Kamar di Imam Bonjol Hostel
           Saya menginap di Imam Bonjol Hostel. Rp. 116.000/malam sudah ber AC dengan kamar mandi luar yang sangat bersih. Begitu sampai penginapan, saya langsung rebahan di kasur, panas sekali Semarang batin saya. Berusaha tidur, namun lapar hihi. Usai sholat Dhuhur, saya bergegas keluar jalan kaki, mencari sesuatu yang bisa di beli untuk dimakan. Saya hampir sampai di Lawang Sewu sampai akhirnya berhenti dan tertuju pada rombong siomay. Saya hampir menyerah karena ternyata saya baru tau itu adalah kawasan tengah kota yang tidak ada warung nasi pimggir jalan. Siomaynya enak, khas daerah jawa tengah yang makanannya agak manis, kuah kacangnya pun manis. Saya menghabiskan siomay sambil mendengarkan ibu penjual curhat panjang lebar, dengan bahasa jawa yang halus dengan nada bicara cepat, dimana di jawa timur apalagi di ujung kita berbicara dengan bahasa jawa yang agak kasar, saya hanya manggut-manggut walau sebenarnya tidak paham ibu ini berbicara apa. Langit mulai mendung, saya kembali ke penginapan dan mampir dulu beli camilan untuk di bawa ke pnginapan. Saya habiskan sore untuk tidur.

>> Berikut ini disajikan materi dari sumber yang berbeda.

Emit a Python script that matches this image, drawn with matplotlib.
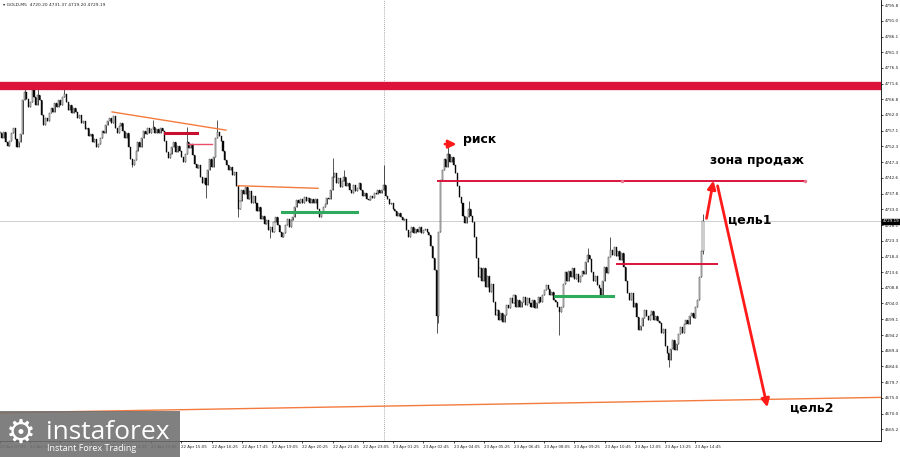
import matplotlib.pyplot as plt
from matplotlib.patches import Rectangle
import numpy as np

# M5 closes of GOLD (oldest first)
closes = [
    4756.5, 4755.0, 4756.8, 4753.8, 4752.5, 4754.0, 4756.5, 4758.0, 4754.5, 4752.0, 4753.5,
    4756.0, 4766.5, 4769.0,
    4767.0, 4764.5, 4766.0, 4769.5, 4767.5, 4765.0, 4768.0, 4766.5,
    4762.0, 4758.8,
    4761.0, 4760.0, 4762.5, 4764.0, 4763.0, 4765.5, 4764.5, 4766.5, 4765.0, 4767.5,
    4768.5,
    4766.0, 4763.5, 4765.0, 4762.5, 4764.0, 4763.0, 4761.0, 4762.0,
    4759.5, 4760.0, 4757.5, 4758.0, 4755.5, 4756.0, 4753.5, 4754.5, 4752.0, 4753.0,
    # 53
    4755.0, 4757.0, 4756.5, 4759.0, 4760.0,
    4761.0, 4759.5, 4761.5, 4758.0, 4756.4,
    4758.5, 4759.5, 4757.0, 4755.0, 4756.5,
    4752.0, 4748.5, 4746.5, 4748.0,
    4751.0, 4753.5, 4752.0, 4755.0,
    4757.0, 4756.0, 4758.0, 4756.5, 4757.5, 4758.3, 4756.5, 4757.8, 4756.4, 4758.0, 4757.0,
    4754.0, 4750.5, 4748.7, 4750.0,
    4752.0, 4753.5, 4750.5, 4752.5, 4751.0,
    4749.0, 4747.5, 4750.0,
    4753.5, 4751.8, 4753.0,
    4749.5, 4747.0, 4745.5, 4746.6,
    # 106
    4743.0, 4741.0, 4742.5, 4740.4,
    4745.0, 4748.5, 4746.0, 4749.0,
    4754.9, 4756.7, 4755.5, 4754.0,
    4751.0, 4748.0, 4746.6,
    4745.0, 4746.0, 4743.5, 4744.5,
    4740.0, 4733.0, 4735.5, 4739.0,
    4737.5, 4739.8, 4736.0, 4738.5, 4735.0, 4737.0, 4734.9,
    4732.5, 4733.5, 4730.0, 4731.0, 4728.5, 4729.5, 4726.6, 4727.5, 4726.0,
    4729.0, 4730.6, 4728.0,
    4726.0, 4724.4, 4725.5,
    4728.0, 4730.0, 4727.5, 4729.5, 4730.5,
    4733.5, 4735.8, 4734.9,
    # 159
    4736.0, 4735.0, 4736.7, 4735.5, 4736.5, 4734.9, 4736.2, 4735.0, 4736.0,
    4733.0, 4730.5, 4731.8,
    4733.5, 4734.5, 4736.5, 4736.0, 4738.9,
    4742.9, 4744.0,
    4741.0, 4742.5, 4739.8, 4741.5, 4743.0, 4740.0, 4741.0,
    4739.0, 4738.0, 4740.5, 4738.5, 4739.5, 4741.0,
    4739.0, 4737.0, 4738.0, 4736.0, 4735.8, 4737.0, 4736.5, 4738.0,
    4737.5, 4738.9, 4738.0, 4739.0,
    4740.5,
    4737.0, 4736.0, 4734.5, 4735.0, 4733.0, 4732.5, 4731.0, 4731.8,
    # 212
    4730.6, 4729.6, 4730.0,
    4726.6, 4724.4,
    4726.0, 4727.5, 4725.6, 4727.0, 4726.0, 4727.5, 4725.8, 4726.5, 4727.0, 4726.0, 4725.0,
    4721.5, 4718.0, 4714.3,
    4700.0, 4726.0, 4742.0,
    4745.0, 4748.5, 4746.0, 4750.0, 4747.5, 4749.0, 4746.5, 4744.1,
    4740.0, 4736.7,
    4734.9, 4731.0, 4728.7, 4730.5, 4733.0, 4731.0, 4729.0,
    4724.4, 4718.0, 4712.0, 4715.0,
    4711.0, 4714.9, 4709.0, 4712.5, 4707.5, 4710.0,
    4704.4, 4700.5, 4702.0, 4699.0,
    # 265
    4701.0, 4698.3, 4700.5,
    4703.5, 4702.6, 4705.5, 4704.0, 4706.6, 4703.0, 4705.0, 4702.8, 4704.5, 4706.0,
    4703.5, 4705.5, 4704.0, 4703.0, 4705.0, 4702.6, 4704.0, 4706.0, 4704.5, 4706.5,
    4708.0, 4709.6, 4708.5,
    4706.5, 4707.5, 4705.0, 4704.4, 4703.0,
    4701.3, 4703.0,
    4710.0, 4713.5, 4711.0,
    4714.0, 4712.0, 4714.9, 4711.5, 4713.0, 4710.6, 4712.5, 4714.0, 4713.0,
    4716.7, 4719.0, 4717.5,
    4713.6, 4711.0, 4712.5, 4709.6,
    4708.7,
    # 318
    4706.6,
    4711.0, 4715.2, 4713.3,
    4718.3, 4720.4, 4719.0,
    4721.3, 4718.5, 4720.0, 4717.3, 4719.5,
    4715.2, 4711.0, 4707.2,
    4705.0, 4707.2, 4702.9, 4704.0,
    4699.8, 4695.8, 4697.0,
    4699.5, 4701.9, 4700.0, 4698.9, 4700.5, 4701.5, 4699.0, 4700.0, 4698.5,
    4697.9, 4694.9, 4696.0,
    4691.0, 4688.8, 4686.6,
    4690.0, 4692.7, 4689.6, 4691.5,
    4694.5, 4696.7, 4695.0, 4697.5, 4699.0, 4697.5, 4700.0, 4701.0, 4699.5,
    4703.0, 4705.0,
    4712.0, 4720.2,
    4729.19,
]
# bars with visible wicks
high_bars = [13, 17, 20, 34, 81, 99, 115, 176, 182, 203, 237, 248, 311, 323, 372]
high_vals = [4770.6, 4771.8, 4771.6, 4771.2, 4760.4, 4758.3, 4760.4, 4748.7, 4745.0,
             4746.6, 4752.1, 4735.5, 4721.0, 4724.4, 4731.37]
low_bars = [70, 109, 126, 143, 231, 232, 296, 354, 372]
low_vals = [4745.9, 4736.4, 4730.5, 4724.1, 4694.9, 4698.0, 4694.3, 4684.4, 4719.20]

time_labels = ['22 Apr 07:05', '22 Apr 08:25', '22 Apr 09:45', '22 Apr 11:05', '22 Apr 12:25',
               '22 Apr 13:45', '22 Apr 15:05', '22 Apr 16:25', '22 Apr 17:45', '22 Apr 19:05',
               '22 Apr 20:25', '22 Apr 21:45', '22 Apr 23:05', '23 Apr 01:25', '23 Apr 02:45',
               '23 Apr 04:05', '23 Apr 05:25', '23 Apr 06:45', '23 Apr 08:05', '23 Apr 09:25',
               '23 Apr 10:45', '23 Apr 12:05', '23 Apr 13:25', '23 Apr 14:45']
price_ticks = [4795.8, 4791.0, 4786.1, 4781.3, 4776.5, 4771.6, 4766.8, 4762.0, 4757.1, 4752.3,
               4747.4, 4742.6, 4737.8, 4733.0, 4728.1, 4723.3, 4718.4, 4713.6, 4708.8, 4704.0,
               4699.1, 4694.2, 4689.4, 4684.6, 4679.7, 4675.0, 4670.0, 4665.2]

resistance = 4770.9
last_price = 4729.19

CRIMSON = '#dc143c'
ORANGE = '#f57a3d'
GREEN = '#2eaa5c'
RED = '#ff1a1a'

fig = plt.figure(figsize=(9, 4.57), dpi=100)
ax = fig.add_axes([0, 16 / 457, 881 / 900, 441 / 457])

c = np.array(closes)
o = np.r_[c[0], c[:-1]]
hi = np.maximum(o, c)
lo = np.minimum(o, c)
hi[high_bars] = high_vals
lo[low_bars] = low_vals
x = np.arange(len(c))
up = c >= o

ax.axhline(last_price, color='#c8c8c8', lw=0.6, zorder=1)
ax.axvline(203, color='#888888', lw=0.6, ls=(0, (1, 1.5)), zorder=1)
ax.vlines(x, lo, hi, color='#111111', lw=0.5, zorder=2)
ax.bar(x, np.maximum(np.abs(c - o), 0.15), bottom=np.minimum(o, c), width=0.55,
       color=np.where(up, 'white', 'black'), edgecolor='#111111', lw=0.3, zorder=3)

# levels drawn on the chart
ax.axhline(resistance, color=CRIMSON, lw=6, zorder=4)
ax.plot([59.3, 119.6], [4762.9, 4757.3], color=ORANGE, lw=1, zorder=4)
ax.plot([87.3, 104.3], [4756.5, 4756.5], color='#c8102e', lw=2.2, zorder=4)
ax.plot([99.5, 112.2], [4753.0, 4753.0], color='#e8506a', lw=1, zorder=4)
ax.plot([126.0, 168.3], [4740.2, 4739.4], color=ORANGE, lw=1, zorder=4)
ax.plot([149.2, 188.9], [4732.2, 4732.2], color=GREEN, lw=2.2, zorder=4)
ax.plot([231.8, 426.0], [4741.6, 4741.6], color=CRIMSON, lw=1.4, zorder=4)
ax.plot([329.1, 426.0], [4741.6, 4741.6], 'o', color='#e87890', ms=1.5, zorder=5)
ax.plot([326.5, 379.4], [4716.2, 4716.2], color=CRIMSON, lw=1.4, zorder=4)
ax.plot([293.7, 324.4], [4706.3, 4706.3], color=GREEN, lw=2.2, zorder=4)
ax.plot([0.0, 468.8], [4670.3, 4675.1], color=ORANGE, lw=1, zorder=4)

ax.annotate('', xy=(243.0, 4753.0), xytext=(233.9, 4753.0),
            arrowprops=dict(arrowstyle='-|>', color=RED, lw=1.8, mutation_scale=12), zorder=6)
ax.annotate('', xy=(377.8, 4742.6), xytext=(373.6, 4729.3),
            arrowprops=dict(arrowstyle='-|>', color=RED, lw=2, mutation_scale=12), zorder=6)
ax.annotate('', xy=(406.4, 4671.2), xytext=(379.4, 4741.0),
            arrowprops=dict(arrowstyle='-|>', color=RED, lw=2, mutation_scale=12), zorder=6)

tkw = dict(fontsize=9, fontweight='bold', color='black', va='center', ha='left', zorder=7)
ax.text(245.0, 4754.3, 'риск', **tkw)
ax.text(375.7, 4747.9, 'зона продаж', **tkw)
ax.text(385.2, 4729.6, 'цель1', **tkw)
ax.text(418.0, 4671.8, 'цель2', **tkw)

ax.set_xlim(0.04, 466.2)
ax.set_ylim(4661.65, 4797.34)
ax.set_xticks(list(range(0, 369, 16)))
ax.set_xticklabels(time_labels, ha='left', fontsize=2.9, color='#222222')
ax.yaxis.tick_right()
ax.set_yticks(price_ticks)
ax.set_yticklabels([f'{p:.1f}' for p in price_ticks], fontsize=3.0, color='#222222')
ax.tick_params(axis='both', length=1.5, width=0.5, pad=1.2)
for side in ['top', 'left']:
    ax.spines[side].set_visible(False)
for side in ['right', 'bottom']:
    ax.spines[side].set_linewidth(0.6)

ax.text(1.002, (last_price - 4661.65) / (4797.34 - 4661.65), f'{last_price:.2f}',
        transform=ax.transAxes, fontsize=3.0, color='white', va='center', ha='left',
        bbox=dict(boxstyle='square,pad=0.2', fc='black', ec='black'), clip_on=False)

fig.text(3 / 900, 1 - 5 / 457, '▾ GOLD,M5  4720.20 4731.37 4719.20 4729.19',
         fontsize=3.2, va='center', color='#222222')

# watermark logo, bottom left (semi-transparent, time labels show through)
fig.patches.append(Rectangle((0, 0), 180 / 900, 46 / 457, transform=fig.transFigure,
                             facecolor='#6f6f6f', alpha=0.88, edgecolor='none', zorder=10))
fig.text(6 / 900, 24 / 457, '⚙', fontsize=24, color='white', va='center', ha='left', zorder=11)
fig.text(46 / 900, 18 / 457, 'instaforex', family='Open Sans', fontsize=19, color='white',
         va='baseline', ha='left', zorder=11)
fig.text(47 / 900, 6 / 457, 'Instant Forex Trading', family='Open Sans', fontsize=6.5,
         color='white', va='baseline', ha='left', zorder=11)

fig.savefig('out.png', dpi=100)
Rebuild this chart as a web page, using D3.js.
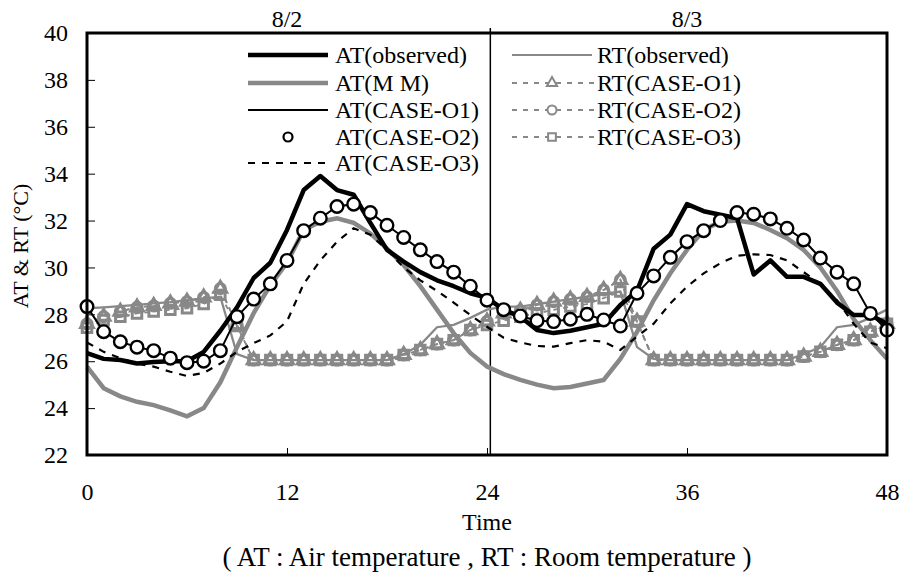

            Bangun tidur itu saya langsung mandi, siap-siap, sholat dulu, dan “glubak glubuk” di kasur menunggu Mas Fahmi datang. Ternyata pulang kerja, dia langsung siap-siap dan segera menuju ke Semarang yang katanya perjalanannya sekitar 1 – 2 jam. Saya yang sudah lapar, tidak sabar menunggu dia yang lamaaaaa sekali sampai akhirnya dia tiba dan berkata sudah di depan penginapan. Penginapan saya ini di lantai 2, dan lantai 1 nya adalah Indomaret. Siang tadi saya sempat bercerita ke Mas Fahmi bahwa ada Om-Om yang menyewa kamar di dekat resepsionis dan Om-Om itu sedikit genit di tambah mukanya agak “mesum”, dan saya agak takut. Jadilah Mas Fahmi ingin melihat situasi penginapan saya. Dia menanyakan kamar saya dimana, dan kamar si Om itu dimana, kamar mandi dimana, lengkap seperti badan inteligen. Setelah di nyatakan aman, barulah kami berangkat makan. Karena saya tamu, saya yang menentukan makan dimana malam ini. Saya kepengen banget makan Mie Goreng malam itu, dan sore tadi sudah cari-cari di google, dan Bakmi Pak Gareng adalah pilihannya yang terenak sesuai rekomendasi google. Setelah saya coba, nilainya 7/10. Sebenernya enak, tapi kalo kata lidah orang Jember itu rasanya “kurang nyucuk”, kurang berasa micin sama garamnya. Maklum ya generasi micin hihihi.
Bakmi Pak Gareng

            Tandas sudah Bakmi Pak Gareng, kami melanjutkan wisata malam ke Kota Lama Semarang. Duduk santai dan ngobrol ringan di depan Gereja Blenduk sambil membahas rencana perjalanan besok. Saya sedikit merepotkan malam itu, minta di foto di Kota Lama Semarang. Ya karena kamera yang saya punya ini sudah lawas, lungsuran dari kakak saya yang dapat juga lungsuran dari sepupu, lensanya agak bermasalah. Jadilah Mas Fahmi ini ngefoto sambil misuh-misuh, “Kamera busuk!”, umpatnya.
Kota Lama Semarang Malam Hari

Saya dan Gereja Blenduk
Malam itu berlalu, saya kembali ke penginapan, di antar Mas Fahmi sampai ke depan kamar, sampai pintu terkunci ceklek, saya teriak “Wes, muliho”. Saya menghabiskan malam dengan was-was karena pohon bamboo di sebelah jendela kamar saya goyang terkena angin dan menimbulkan suara aneh, dan Mas Fahmi sepertinya tertidur nyenyak dirumah temannya.